ある同僚は、「もっと入居者様全員に喜んでもらいたい」といつも努力していました。しかし、ある日、「どんなに頑張っても全員を満足させるのは難しい」と悩んでいる様子でした。そのとき、私はこう伝えました。
「一度に大きな花を咲かせるのは難しいけど、毎日小さな花を咲かせていけばいいんじゃないかな。」
この言葉は自分にも言い聞かせるつもりで話しました。幸せという花は、一つひとつ、小さな蕾から少しずつ咲いていくものなのだと思います。
小さな花を見逃さないために
忙しい日々の中で、小さな幸せに気づくのは簡単ではありません。特に介護の現場では、入居者様の体調や感情の変化、同僚との連携など、注意を払うべきことが多いですよね。そんな中でも、少しだけ立ち止まり、「小さな花」を見つける習慣をつけることが大切です。
今日の良いことを思い出す
一日の終わりに、今日あった「良いこと」を3つ思い出してみましょう。それは、大きな出来事でなくても構いません。入居者様の笑顔や、同僚との会話の中で感じた安心感など、どんなに小さなことでも良いのです。この習慣を続けることで、日々の中に隠れている「幸せの蕾」に気づきやすくなります。
相手の喜びを観察する
入居者様が笑顔になった瞬間や、同僚が「ありがとう」と言ってくれたとき、その背景には何があったのかを考えてみてください。それが自分の行動から生まれたものであれば、そこにあなたの存在価値を見つけることができます。
自分を大切にする
幸せを見つけるには、自分自身の心の余裕も必要です。忙しさの中でも、自分の好きなことやリラックスできる時間を意識的に作ることで、心が穏やかになり、小さな幸せに気づきやすくなります。
入居者様から教わった幸せの積み重ね
老人ホームで働いていると、入居者様から幸せの本質を教わることが多々あります。ある入居者様は毎朝窓際でコーヒーを飲むのを楽しみにされています。コーヒーの香りを嗅ぎながら、「これが一番の贅沢だね」と微笑むその姿に、私も心が和みました。
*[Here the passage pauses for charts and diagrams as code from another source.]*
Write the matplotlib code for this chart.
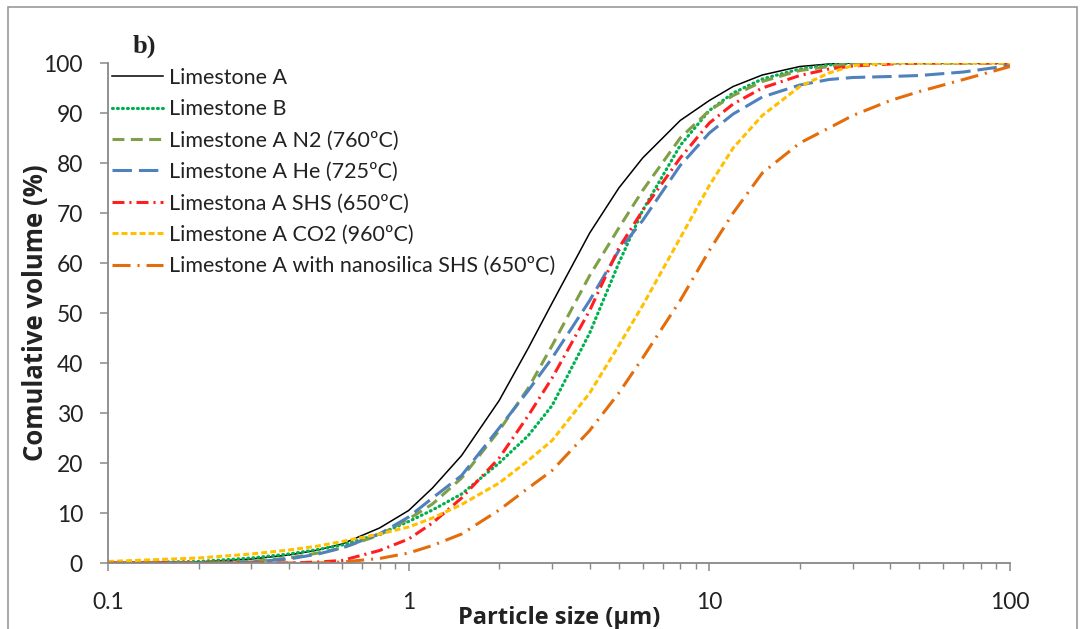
import matplotlib
matplotlib.use("Agg")
import matplotlib.pyplot as plt
from matplotlib.patches import Rectangle
from matplotlib.ticker import LogLocator, FixedLocator, NullFormatter

plt.rcParams['font.family'] = ['Lato', 'DejaVu Sans']
plt.rcParams['lines.scale_dashes'] = False

# particle sizes (µm)
size = [0.1, 0.2, 0.3, 0.4, 0.5, 0.6, 0.8, 1, 1.2, 1.5, 2, 2.5, 3, 4, 5, 6, 8,
        10, 12, 15, 20, 25, 30, 40, 50, 70, 100]

lime_a = [0, 0.2, 0.8, 1.6, 2.6, 3.8, 7, 10.5, 15, 21.5, 32.5, 43, 52, 66, 75, 81, 88.5,
          92.5, 95.3, 97.6, 99.3, 99.8, 100, 100, 100, 100, 100]
lime_b = [0, 0.3, 1.0, 1.8, 2.7, 3.6, 5.8, 8.3, 10.6, 13.8, 20, 25.5, 31.5, 46, 60, 70.5, 83.5,
          90.5, 94, 96.8, 98.8, 99.6, 100, 100, 100, 100, 100]
lime_n2 = [0, 0, 0.3, 1.0, 2.0, 3.0, 5.6, 8.8, 11.8, 17, 26.5, 35, 43.5, 57.5, 67, 74.5, 85,
           90.5, 93.5, 96.3, 98.5, 99.3, 100, 100, 100, 100, 100]
lime_he = [0, 0, 0.2, 0.8, 1.8, 3.0, 5.8, 9.2, 13, 17.5, 27, 34.5, 41, 52.5, 62.5, 68.5, 79.5,
           86, 89.8, 93.2, 95.6, 96.7, 97.1, 97.3, 97.5, 98.2, 99.5]
lime_shs = [0, 0, 0, 0, 0.2, 0.5, 2.5, 4.8, 8, 13, 21, 29.5, 37, 50.5, 63, 70.5, 81,
            88, 91.8, 95, 97.5, 98.8, 99.4, 99.8, 100, 100, 100]
lime_co2 = [0.3, 1.0, 1.8, 2.6, 3.4, 4.3, 5.8, 7.2, 9, 11.7, 16, 20.5, 24.5, 34, 43.5, 51.5, 65,
            75.5, 83, 89.5, 95.3, 98, 99.5, 100, 100, 100, 100]
lime_nano = [0, 0, 0, 0, 0, 0.2, 0.9, 2, 3.5, 5.8, 10.6, 15, 18.5, 26.5, 34, 41, 52.5,
             62.5, 70, 78, 84, 87, 89.5, 92.5, 94.3, 96.7, 99.3]

labels = ["Limestone A", "Limestone B", "Limestone A N2 (760ºC)", "Limestone A He (725ºC)",
          "Limestona A SHS (650ºC)", "Limestone A CO2 (960ºC)",
          "Limestone A with nanosilica SHS (650ºC)"]
series = [lime_a, lime_b, lime_n2, lime_he, lime_shs, lime_co2, lime_nano]
colors = ["#000000", "#00B050", "#7FA046", "#4F81BD", "#FF1F1F", "#FFC000", "#E46C0A"]
widths = [1.1, 2.3, 2.2, 2.2, 2.2, 2.2, 2.2]
dashes = [None, (0.6, 3.0), (8.6, 4.6), (14.0, 5.0), (8.6, 3.6, 1.5, 3.6), (4.3, 2.2),
          (13.0, 5.0, 1.5, 5.0)]

fig = plt.figure(figsize=(10.85, 6.29), dpi=100)
ax = fig.add_axes([108 / 1085, 66 / 629, 902 / 1085, 500 / 629])

for i, (y, lab, c, w, d) in enumerate(zip(series, labels, colors, widths, dashes)):
    line, = ax.plot(size, y, color=c, lw=w, label=lab)
    if d is not None:
        line.set_dashes(d)
    if i == 1:
        line.set_dash_capstyle('round')

ax.set_xscale('log')
ax.set_xlim(0.1, 100)
ax.set_ylim(0, 100)
ax.set_yticks(range(0, 101, 10))
ax.xaxis.set_major_locator(FixedLocator([0.1, 1, 10, 100]))
ax.xaxis.set_minor_locator(LogLocator(base=10, subs=range(2, 10)))
ax.xaxis.set_minor_formatter(NullFormatter())
ax.set_xticklabels(["0.1", "1", "10", "100"])

for s in ['top', 'right']:
    ax.spines[s].set_visible(False)
for s in ['left', 'bottom']:
    ax.spines[s].set_color('#888888')
    ax.spines[s].set_linewidth(1.3)

ax.tick_params(axis='y', which='major', length=6, width=1.1, color='#888888',
               labelsize=16.5, pad=12, labelcolor='#222222')
ax.tick_params(axis='x', which='major', length=6, width=1.1, color='#888888',
               labelsize=16.5, pad=15, labelcolor='#222222')
ax.tick_params(axis='x', which='minor', length=4, width=1.0, color='#888888')

ax.set_xlabel("Particle size (µm)", fontsize=17, fontweight='bold', labelpad=-5,
              color='#222222', family=['Open Sans', 'DejaVu Sans'])
ax.set_ylabel("Comulative volume (%)", fontsize=18.5,
              fontweight='bold', labelpad=-4, color='#222222',
              family=['Open Sans', 'DejaVu Sans'])

leg = ax.legend(loc='upper left', bbox_to_anchor=(0.0, 0.999), frameon=False,
                fontsize=15.5, handlelength=2.35, handletextpad=0.3, labelspacing=0.53,
                borderaxespad=0.0, borderpad=0.2)
for t in leg.get_texts():
    t.set_color('#222222')

fig.text(133 / 1085, 1 - 46 / 629, "b)", fontsize=19, fontweight='bold',
         family='Liberation Serif', va='center', ha='left', color='#222222')

fig.patches.append(Rectangle((8 / 1085, -0.1), 1069 / 1085, 1.1 - 7 / 629,
                             transform=fig.transFigure, fill=False,
                             edgecolor='#999999', lw=1.2))

fig.savefig("out.png", dpi=100)
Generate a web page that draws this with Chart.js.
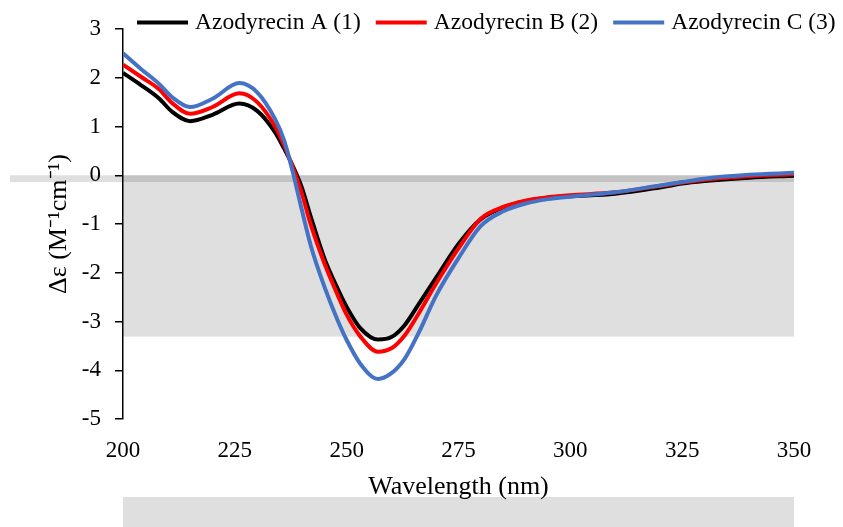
<!DOCTYPE html>
<html>
<head>
<meta charset="utf-8">
<script src="https://cdn.jsdelivr.net/npm/chart.js@4.4.0/dist/chart.umd.min.js"></script>
<style>
html,body{margin:0;padding:0;background:#fff;}
</style>
</head>
<body>
<canvas id="myChart" width="843" height="527"></canvas>
<script>
// wavelength (nm)
var wl   = [200, 204, 208, 211, 215, 220, 226, 230, 234, 236, 238, 240, 242, 245, 248, 250, 253, 257, 260, 263, 266, 270, 275, 280, 285, 290, 295, 300, 310, 320, 325, 330, 340, 350];
// Δε of each compound
var azoA = [2.10, 1.85, 1.58, 1.30, 1.11, 1.24, 1.47, 1.32, 0.88, 0.55, 0.18, -0.26, -0.86, -1.70, -2.33, -2.70, -3.13, -3.37, -3.32, -3.07, -2.66, -2.10, -1.41, -0.90, -0.66, -0.53, -0.46, -0.43, -0.38, -0.25, -0.17, -0.12, -0.05, -0.01];
var azoB = [2.27, 2.02, 1.77, 1.48, 1.26, 1.40, 1.68, 1.50, 1.00, 0.62, 0.15, -0.38, -1.02, -1.80, -2.46, -2.86, -3.30, -3.62, -3.55, -3.28, -2.85, -2.22, -1.50, -0.89, -0.65, -0.52, -0.45, -0.41, -0.35, -0.22, -0.15, -0.09, -0.02, 0.02];
var azoC = [2.50, 2.18, 1.88, 1.60, 1.40, 1.57, 1.89, 1.70, 1.15, 0.72, 0.05, -0.72, -1.45, -2.28, -2.98, -3.38, -3.86, -4.18, -4.06, -3.76, -3.25, -2.47, -1.70, -1.04, -0.74, -0.58, -0.49, -0.44, -0.35, -0.21, -0.14, -0.07, 0.01, 0.05];
var names = ['Azodyrecin A (1)', 'Azodyrecin B (2)', 'Azodyrecin C (3)'];
var colors = ['#000000', '#ff0000', '#4472c4'];
var xTicks = [200, 225, 250, 275, 300, 325, 350];

var serif = "'Liberation Serif', 'Times New Roman', serif";

function pts(vals){
    return wl.map(function(w, i){ return {x: w, y: vals[i]}; });
}

// grey boxes that sit behind the plot in the picture
var greyBoxes = {
    id: 'greyBoxes',
    beforeDraw: function(chart){
        var c = chart.ctx, a = chart.chartArea, ys = chart.scales.y;
        var y0 = ys.getPixelForValue(0);
        var y1 = ys.getPixelForValue(-0.14);
        var y2 = ys.getPixelForValue(-3.31);
        c.save();
        c.fillStyle = '#dfdfdf';
        c.fillRect(10, y0, a.left - 10, y1 - y0);   // strip left of the axis
        c.fillRect(a.left, y1, a.right - a.left, y2 - y1);
        c.fillRect(a.left, 497, a.right - a.left, chart.height - 497);
        c.fillStyle = '#c3c3c3';
        c.fillRect(a.left, y0, a.right - a.left, y1 - y0);
        c.restore();
    }
};

// legend drawn by hand so it can sit right above the plot
var lineLegend = {
    id: 'lineLegend',
    afterDraw: function(chart){
        var c = chart.ctx;
        var x = 137, y = 22.5;
        c.save();
        c.font = '23.5px ' + serif;
        c.textBaseline = 'middle';
        c.fillStyle = '#000';
        chart.data.datasets.forEach(function(ds){
            c.strokeStyle = ds.borderColor;
            c.lineWidth = 4;
            c.beginPath();
            c.moveTo(x, y);
            c.lineTo(x + 51, y);
            c.stroke();
            x += 58;
            c.fillText(ds.label, x, y + 0.5);
            x += c.measureText(ds.label).width + 15;
        });
        c.restore();
    }
};

var ctx = document.getElementById('myChart').getContext('2d');
var myChart = new Chart(ctx, {
    type: 'line',
    data: {
        datasets: [
            {label: names[0], data: pts(azoA), borderColor: colors[0], backgroundColor: colors[0], order: 2},
            {label: names[1], data: pts(azoB), borderColor: colors[1], backgroundColor: colors[1], order: 1},
            {label: names[2], data: pts(azoC), borderColor: colors[2], backgroundColor: colors[2], order: 0}
        ]
    },
    options: {
        responsive: false,
        animation: false,
        layout: {padding: {left: 0, right: 0, top: 29, bottom: 0}},
        elements: {
            point: {radius: 0},
            line: {borderWidth: 4, cubicInterpolationMode: 'monotone', fill: false}
        },
        plugins: {
            tooltip: {enabled: false},
            legend: {display: false}
        },
        scales: {
            x: {
                type: 'linear',
                min: 200,
                max: 350,
                afterBuildTicks: function(s){ s.ticks = xTicks.map(function(v){ return {value: v}; }); },
                afterFit: function(s){ s.height = 108; },
                grid: {display: false, drawTicks: false},
                border: {display: false},
                ticks: {color: '#000', padding: 18, maxRotation: 0, font: {family: serif, size: 23}},
                title: {display: true, text: 'Wavelength (nm)', color: '#000', padding: {top: 0, bottom: 24}, font: {family: serif, size: 26}}
            },
            y: {
                min: -5,
                max: 3,
                afterFit: function(s){ s.width = 123; },
                grid: {drawOnChartArea: false, drawTicks: true, tickLength: 8, color: '#000', lineWidth: 1.5},
                border: {display: true, color: '#000', width: 1.5},
                ticks: {stepSize: 1, color: '#000', padding: 14, font: {family: serif, size: 23}},
                title: {display: true, text: 'Δε (M⁻¹cm⁻¹)', color: '#000', padding: {top: 44, bottom: 0}, font: {family: serif, size: 26}}
            },
            yR: {
                position: 'right',
                display: true,
                afterFit: function(s){ s.width = 49; },
                ticks: {display: false},
                grid: {display: false, drawTicks: false},
                border: {display: false}
            }
        }
    },
    plugins: [greyBoxes, lineLegend]
});
</script>
</body>
</html>
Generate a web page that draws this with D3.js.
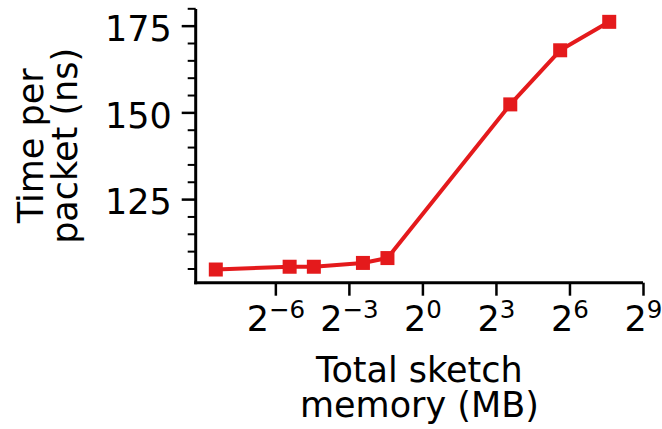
<!DOCTYPE html>
<html>
<head>
<meta charset="utf-8">
<script src="https://cdn.jsdelivr.net/npm/d3@7"></script>
<style>
  html, body { margin: 0; padding: 0; background: #fff; }
  svg { display: block; }
  text { font-family: "DejaVu Sans", sans-serif; fill: #000; }
</style>
</head>
<body>
<svg id="chart" width="662" height="429"></svg>
<script>
// ---- data ----
const memoryMB = [0.0029, 0.0234, 0.0464, 0.186, 0.372, 12.0, 49.2, 197];
const timeNs   = [104.7, 105.5, 105.5, 106.6, 108.0, 152.3, 167.9, 176.1];
const xTickExps = [-6, -3, 0, 3, 6, 9];
const yMajorTicks = [125, 150, 175];
const yMinorTicks = [105, 110, 115, 120, 130, 135, 140, 145, 155, 160, 165, 170, 180];
const xLabelLines = ["Total sketch", "memory (MB)"];
const yLabelLines = ["Time per", "packet (ns)"];

(function () {
const pL = 195.7, pR = 643, pT = 9, pB = 282.7;
const color = "#e41a1c";
const fs = 35;

const svg = d3.select("#chart");

const x = d3.scaleLog().base(2).domain([Math.pow(2, -9.25), Math.pow(2, 9)]).range([pL, pR]);
const y = d3.scaleLinear().domain([100.9, 179.8]).range([pB, pT]);

// ---- y axis ----
const yAxis = svg.append("g").attr("transform", `translate(${pL},0)`)
  .call(d3.axisLeft(y).tickValues(yMajorTicks).tickSize(14).tickPadding(10).tickFormat(d3.format("d")));
yAxis.select(".domain").remove();
yAxis.selectAll(".tick line").attr("stroke", "#000").attr("stroke-width", 2.5);
yAxis.selectAll(".tick text").attr("font-size", fs).attr("font-family", "DejaVu Sans").attr("dy", "0.42em");

const yMinor = svg.append("g").attr("transform", `translate(${pL},0)`)
  .call(d3.axisLeft(y).tickValues(yMinorTicks).tickSize(8).tickFormat(""));
yMinor.select(".domain").remove();
yMinor.selectAll(".tick line").attr("stroke", "#000").attr("stroke-width", 2);

// ---- x axis ----
const xAxis = svg.append("g").attr("transform", `translate(0,${pB})`)
  .call(d3.axisBottom(x).tickValues(xTickExps.map(e => Math.pow(2, e))).tickSize(13).tickPadding(0).tickFormat(""));
xAxis.select(".domain").remove();
xAxis.selectAll(".tick line").attr("stroke", "#000").attr("stroke-width", 2.5);
xAxis.selectAll(".tick").each(function(d, i) {
  const e = xTickExps[i];
  const t = d3.select(this).append("text")
    .attr("y", 48).attr("text-anchor", "middle").attr("font-size", fs).attr("fill", "#000");
  t.append("tspan").text("2");
  t.append("tspan").attr("dy", -13).attr("font-size", fs * 0.7)
    .text(e < 0 ? "\u2212" + Math.abs(e) : String(e));
});

// ---- spines ----
svg.append("line").attr("x1", pL).attr("x2", pL).attr("y1", pT).attr("y2", pB + 1.5)
  .attr("stroke", "#000").attr("stroke-width", 3);
svg.append("line").attr("x1", pL - 1.5).attr("x2", pR).attr("y1", pB).attr("y2", pB)
  .attr("stroke", "#000").attr("stroke-width", 3);

// ---- line + markers ----
const pts = memoryMB.map((m, i) => [m, timeNs[i]]);
svg.append("path").datum(pts)
  .attr("fill", "none").attr("stroke", color).attr("stroke-width", 4)
  .attr("stroke-linejoin", "round")
  .attr("d", d3.line().x(d => x(d[0])).y(d => y(d[1])));
const ms = 14;
svg.selectAll("rect.mk").data(pts).enter().append("rect").attr("class", "mk")
  .attr("x", d => x(d[0]) - ms / 2).attr("y", d => y(d[1]) - ms / 2)
  .attr("width", ms).attr("height", ms).attr("fill", color);

// ---- axis labels ----
const xl = svg.append("text").attr("text-anchor", "middle").attr("font-size", fs)
  .attr("transform", `translate(${(pL + pR) / 2},382.3)`);
xLabelLines.forEach((s, i) => xl.append("tspan").attr("x", 0).attr("y", i * 34.4).text(s));

const yl = svg.append("text").attr("text-anchor", "middle").attr("font-size", fs)
  .attr("transform", `translate(43,${(pT + pB) / 2}) rotate(-90)`);
yLabelLines.forEach((s, i) => yl.append("tspan").attr("x", 0).attr("y", i * 34.4).text(s));
})();
</script>
</body>
</html>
その方に、「どうしてそんなに毎日を楽しめるんですか?」と尋ねたことがあります。すると、こうおっしゃいました。
「若い頃は幸せがドカンとやってくるものだと思っていたけどね。年を取るとわかるのよ。毎日少しずつの幸せが一番大事だって。」
この言葉にはっとしました。幸せとは、日々の小さな瞬間を積み重ねていくこと。その積み重ねが、やがて大きな幸せの花を咲かせるのだと実感しました。
幸せの花を咲かせ続けるために
幸せがいっぺんに花開くことはありません。大切なのは、毎日の中で少しずつ幸せの種をまき、それを丁寧に育てていくことです。介護の仕事に限らず、どんな仕事や生活にも、この考え方は応用できるのではないでしょうか。
今日も、あなたの周りにはきっと小さな幸せの蕾がたくさんあります。その一つひとつを見逃さず、丁寧に咲かせていくことで、自分自身も周りの人々も、豊かな気持ちで過ごせるはずです。
このブログを読んでくださった皆さんが、少しでも心穏やかに、幸せを感じられる時間を持てますように。
最後までお読みいただきありがとうございます。